Ümit Yalım’ın aşağıdaki sözleri tartışmayı daha da alevlendirecek türden;
“2003 yılının sonlarına doğru, Kara Kuvvetleri Komutanlığı’nda, birlik komutanı olarak görev yapan general ve kurmay albaylar, Türkiye’nin çeşitli il ve ilçelerinden, isimsiz ve imzasız olarak gönderilen bir mektup aldılar. Mektupların bir kısmı da İstanbul’un Kadıköy ilçesindeki postaneden gönderilmişti. “Değerli Silah Arkadaşım” diye başlayan mektupta, Aytaç Yalman’ın, brifing vermek maksadıyla, ordu karargahlarına gönderdiği heyetten bahsediliyordu. Mektuba göre, dönemin Kara Kuvvetleri Personel Başkanı ile Lojistik Başkanı olan iki Tümgeneral, 1, 2 ve 3’üncü Ordu ile Ege Ordusu Karargahı’nda görevli subaylara personel ve lojistik konularda brifing veriyor, brifing sonrasında da soru cevap bölümüne geçiliyordu. Mektupta, Aytaç Yalman’ın asıl amacının, brifing bahanesiyle, AKP Hükümeti ile uyum içinde çalışan Hilmi Özkök’ü istifaya zorlayarak tasfiye etmek ve Silahlı Kuvvetlerin başına geçmek olduğu iddia ediliyordu.

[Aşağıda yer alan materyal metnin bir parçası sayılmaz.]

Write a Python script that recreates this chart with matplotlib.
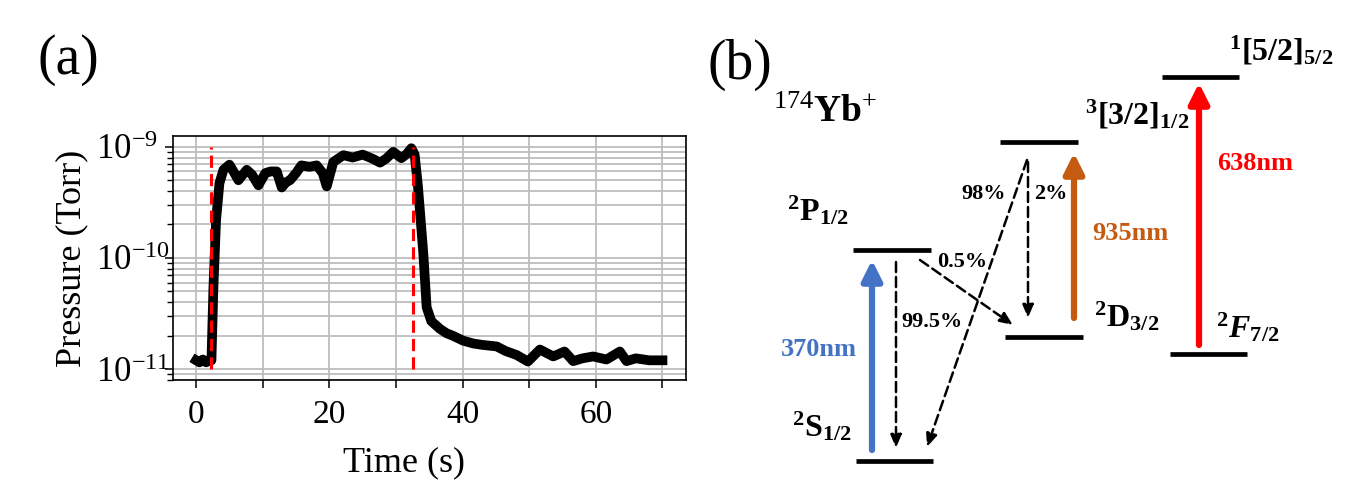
import matplotlib.pyplot as plt
from matplotlib.ticker import FixedLocator, FuncFormatter, LogLocator
import numpy as np

plt.rcParams['font.family'] = ['Liberation Serif', 'DejaVu Serif']
plt.rcParams['mathtext.fontset'] = 'custom'
plt.rcParams['mathtext.rm'] = 'Liberation Serif'
plt.rcParams['mathtext.bf'] = 'Liberation Serif:bold'
plt.rcParams['mathtext.it'] = 'Liberation Serif:italic'
plt.rcParams['mathtext.bfit'] = 'Liberation Serif:italic:bold'

# ---- panel (a): pressure trace ----
time_s = [0, 0.5, 1.0, 1.5, 2.0, 2.3, 2.6, 3.0, 3.5, 4.1, 5.0, 5.6, 6.35, 7.0, 7.6,
          8.4, 9.35, 10.4, 11.2, 12.1, 12.85, 13.5, 14.1, 15.0, 15.8, 17.0, 18.1,
          19.0, 19.6, 20.6, 22.1, 23.5, 25.0, 26.5, 27.6, 28.5, 29.6, 30.8, 31.6,
          32.3, 32.8, 33.3, 34.1, 34.6, 35.3, 36.6, 37.6, 38.5, 40.1, 41.6, 43.0,
          45.1, 46.5, 48.1, 49.8, 51.6, 53.6, 55.3, 56.6, 58.0, 59.6, 61.6, 63.6,
          64.6, 66.0, 68.0, 70.0]
pressure = [1.2e-11, 1.15e-11, 1.22e-11, 1.15e-11, 1.2e-11, 1.2e-11, 5.5e-11,
            2.2e-10, 4.7e-10, 6.2e-10, 6.9e-10, 6.0e-10, 5.0e-10, 5.6e-10, 6.2e-10,
            5.6e-10, 4.5e-10, 5.8e-10, 6.0e-10, 6.0e-10, 4.3e-10, 4.8e-10, 5.0e-10,
            5.8e-10, 6.8e-10, 6.6e-10, 6.8e-10, 5.8e-10, 4.4e-10, 7.3e-10, 8.4e-10,
            8.0e-10, 8.5e-10, 7.8e-10, 7.2e-10, 7.8e-10, 9.0e-10, 7.9e-10, 8.6e-10,
            9.7e-10, 8.5e-10, 4.4e-10, 1.1e-10, 3.6e-11, 2.7e-11, 2.3e-11, 2.1e-11,
            2.0e-11, 1.8e-11, 1.7e-11, 1.65e-11, 1.6e-11, 1.45e-11, 1.34e-11,
            1.17e-11, 1.5e-11, 1.3e-11, 1.44e-11, 1.18e-11, 1.25e-11, 1.3e-11,
            1.22e-11, 1.44e-11, 1.18e-11, 1.25e-11, 1.2e-11, 1.2e-11]
valve_times = [2.3, 32.5]
x_ticks = [0, 10, 20, 30, 40, 50, 60, 70]
y_ticks = [1e-11, 1e-10, 1e-9]

# ---- panel (b): level scheme ----
level_x0 = [856, 853, 1005, 1000, 1170, 1162]
level_x1 = [933, 931, 1083, 1078, 1247, 1239]
level_y = [461, 250, 337, 142, 354, 77]

laser_labels = ['370nm', '935nm', '638nm']
laser_colors = ['#4472C4', '#C55A11', '#FF0000']
laser_x = [872, 1074, 1199]
laser_from = [450, 318, 345]
laser_to = [260, 153, 83]
laser_text_xy = [(819, 350), (1130, 233), (1255, 163)]

decay_labels = ['99.5%', '0.5%', '98%', '2%']
decay_from = [(896, 262), (920, 260), (1027, 160), (1028, 162)]
decay_to = [(896, 448), (1013, 325), (927, 447), (1028, 318)]
decay_text_xy = [(932, 322), (962, 262), (984, 194), (1051, 194)]

state_labels = [r'$^{\mathbf{2}}\mathbf{S}_{\mathbf{1/2}}$',
                r'$^{\mathbf{2}}\mathbf{P}_{\mathbf{1/2}}$',
                r'$^{\mathbf{2}}\mathbf{D}_{\mathbf{3/2}}$',
                r'$^{\mathbf{3}}\mathbf{[3/2]}_{\mathbf{1/2}}$',
                r'$^{\mathbf{2}}\mathbfit{F}_{\mathbf{7/2}}$',
                r'$^{\mathbf{1}}\mathbf{[5/2]}_{\mathbf{5/2}}$']
state_text_xy = [(822, 427), (818, 211), (1127, 317), (1137, 115), (1248, 328), (1281, 51)]

fig = plt.figure(figsize=(13.5, 4.99), dpi=100)

ax = fig.add_axes([0.128, 0.2375, 0.38, 0.49])
ax.set_yscale('log')
ax.plot(time_s, pressure, color='black', lw=7, solid_joinstyle='round', zorder=3)
for tv in valve_times:
    ax.plot([tv, tv], [1e-11, 1e-9], color='#FF0000', lw=2.2, ls=(0, (4, 2)), zorder=4)
ax.set_xlim(-3.5, 73.5)
ax.set_ylim(7.9e-12, 1.25e-9)
ax.xaxis.set_major_locator(FixedLocator(x_ticks))
ax.xaxis.set_major_formatter(FuncFormatter(lambda v, p: f'{v:.0f}' if v % 20 == 0 else ''))
ax.yaxis.set_major_locator(FixedLocator(y_ticks))
ax.yaxis.set_minor_locator(LogLocator(base=10, subs=np.arange(2, 10), numticks=20))
ax.yaxis.set_major_formatter(FuncFormatter(lambda v, p: r'$\mathrm{10^{%d}}$' % round(np.log10(v))))
ax.yaxis.set_minor_formatter(FuncFormatter(lambda v, p: ''))
ax.grid(True, which='both', color='#bdbdbd', lw=1.3)
ax.tick_params(axis='both', which='major', direction='out', length=6, width=1.1, labelsize=25)
ax.tick_params(axis='x', pad=8, labelsize=24)
ax.tick_params(axis='y', which='minor', direction='out', length=4, width=1.0)
# tick labels are left-aligned in the original
ax.tick_params(axis='y', which='major', pad=49)
for lbl in ax.get_yticklabels():
    lbl.set_horizontalalignment('left')
for s in ax.spines.values():
    s.set_linewidth(1.2)
ax.set_xlabel('Time (s)', fontsize=26)
ax.xaxis.set_label_coords(0.45, -0.27)
ax.set_ylabel('Pressure (Torr)', fontsize=26)
ax.yaxis.set_label_coords(-0.165, 0.5)
fig.text(68 / 1350, 1 - 60 / 499, '(a)', fontsize=40, ha='center', va='center')

# level diagram drawn in pixel units of the figure
bx = fig.add_axes([0.52, 0, 0.48, 1])
bx.set_xlim(702, 1350)
bx.set_ylim(499, 0)
bx.axis('off')

for x0, x1, y in zip(level_x0, level_x1, level_y):
    bx.plot([x0, x1], [y, y], color='black', lw=3.4, solid_capstyle='butt')

for lab, col, x, y0, y1, (tx, ty) in zip(laser_labels, laser_colors, laser_x,
                                         laser_from, laser_to, laser_text_xy):
    bx.annotate('', xy=(x, y1), xytext=(x, y0),
                arrowprops=dict(arrowstyle='-|>,head_length=0.6,head_width=0.3',
                                mutation_scale=20, color=col, lw=4.5,
                                shrinkA=0, shrinkB=0))
    bx.text(tx, ty, lab, color=col, fontsize=19, fontweight='bold',
            ha='center', va='center')

for lab, p0, p1, (tx, ty) in zip(decay_labels, decay_from, decay_to, decay_text_xy):
    bx.annotate('', xy=p1, xytext=p0,
                arrowprops=dict(arrowstyle='-|>,head_length=0.6,head_width=0.25',
                                mutation_scale=13, color='black', lw=1.8,
                                linestyle=(0, (4, 2)), shrinkA=0, shrinkB=0))
    bx.text(tx, ty, lab, fontsize=16, fontweight='bold', ha='center', va='center')

for lab, (tx, ty) in zip(state_labels, state_text_xy):
    bx.text(tx, ty, lab, fontsize=23, ha='center', va='center')

bx.text(773, 122, r'$^{\mathrm{174}}\mathbf{Yb}^{+}$', fontsize=27, ha='left', va='baseline')
fig.text(740 / 1350, 1 - 65 / 499, '(b)', fontsize=40, ha='center', va='center')

fig.savefig('out.png', dpi=100)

Mektubun sonunda da “Değerli Silah Arkadaşım, bu oyuna gelme!” yazıyordu. Brifing faaliyetleri doğruydu ama mektuptaki iddialara kimse bir anlam veremiyordu. Brifinglerden AKP Hükümetinin ve Özkök’ün çok tedirgin olduğu anlaşılıyordu. Silahlı Kuvvetlerdeki hiyerarşi gereği, mektubu alan her kurmay albay ve general, mektubu bir üst komutanına teslim etti. Mektupların hazırlanıp gönderilmesinin arkasında kim ya da kimler vardı? Aytaç Yalman’ın, Balyoz Davası’na konu olan seminer ile ilgili açıklamalarının arkasında söz konusu mektupların etkisi var mı?”